The route chosen here was to create a special class of irredeemable preference shares in a UK company – with unusual rights. The shares had a nominal value of 1p and were issued at a premium of 99p. There was a right to a single, non-cumulative dividend of 99p and a cumulative annual dividend of 6% on the nominal value. The UK company concerned had substantial distributable reserves and it had paid large amounts of UK corporation tax. Its UK parent subscribed £75 million for irredeemable preference shares and, some time later, sold the shares at market value to the overseas trading company. The overseas company in this case was based in Hong Kong, where it earned substantial profits but paid tax at the low Hong Kong rate. Soon afterwards, the Hong Kong company called for the special dividend of 99p per share and the UK company also paid the 6% dividend as well.

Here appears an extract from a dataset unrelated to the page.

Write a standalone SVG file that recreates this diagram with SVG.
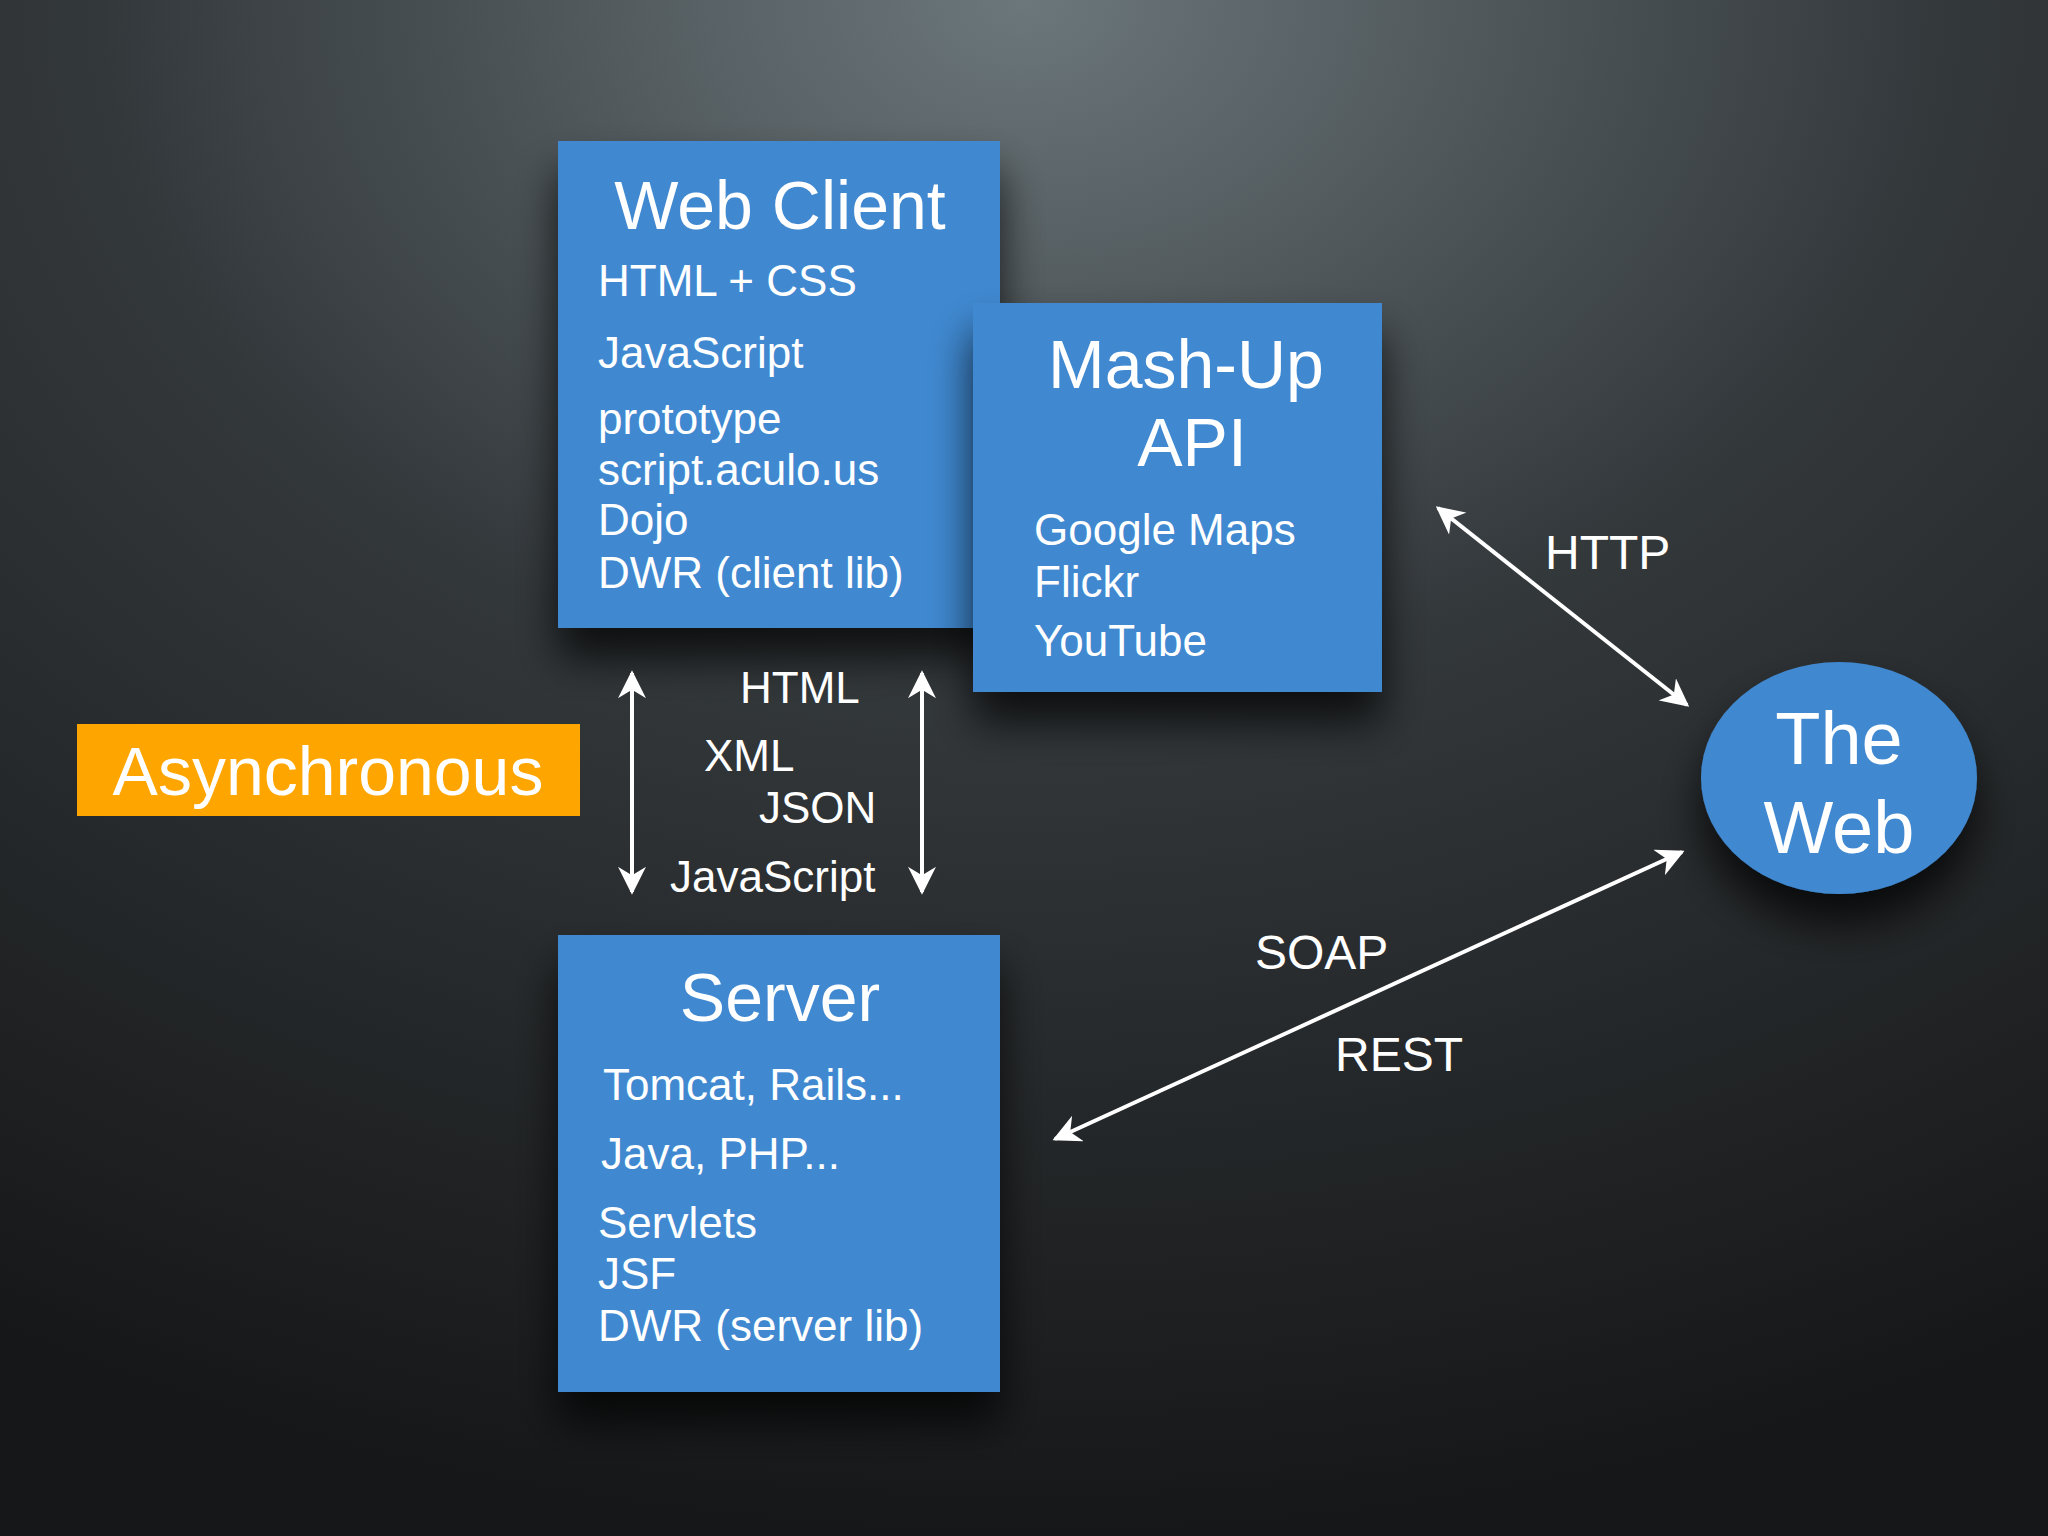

The Hong Kong company accounted for most of the dividend received by writing down the investment value of the shares – in other words, little profit arrived in the profit and loss account.
The old rules on underlying tax provided that the Hong Kong company should add to the tax it had borne on its own profits’ tax born by subsidiaries on their profits, to the extent that those profits had been distributed upwards.
The case was complicated by the financing arrangements – in that money was lent within the group to cover the initial share subscription, the sale of the preference shares to the overseas company and then the payment of the various dividends. It shouldn’t be very surprising that individual companies wouldn’t naturally have a spare £75 million lying around – but the modern way of accounting for some preference shares as financing certainly gave the appearance that some of the payments could be viewed as financing payments rather than simply as dividends.
Unsurprisingly HMRC disputed the claim that the underlying tax in the Hong Kong company had been boosted by additional UK tax when dividends were paid to the Hong Kong company. The judgment notes ‘HMRC argue that there is an additional requirement, namely that the relevant profits of the overseas company have been increased by the amount of the dividend received’. In this case, the whole efficacy of the arrangements depended on not increasing the profits by the full amount of the dividend received. Ultimately judge Bishopp concluded that the references in the double tax relief sections to income and dividends meant ‘…dividends representing the payment of profit, and not dividends with some other purpose...’ In this case, the special dividend of 99p per share was treated as derived from the original subscription – and not from the overall pool of taxed, distributable, profits in the UK company. The underlying UK tax could not be taken into account.
This is the second case concerning a rate-booster scheme. The First-tier Tribunal also ruled against P&O, in a case involving deemed underlying tax – as opposed to actual tax here. The P&O case is now before the Upper Tribunal. HMRC have said that about £130 million in tax is at stake across 20 rate-booster cases – but that about 70 similar cases have already been conceded, bringing in more than £500 million in tax. While we can all understand the desire of HMRC to limit this type of historical planning, some of the tribunal’s conclusions about dividends do not sit comfortably when applied in a more general context. Perhaps we should hope that this case, too, heads upwards?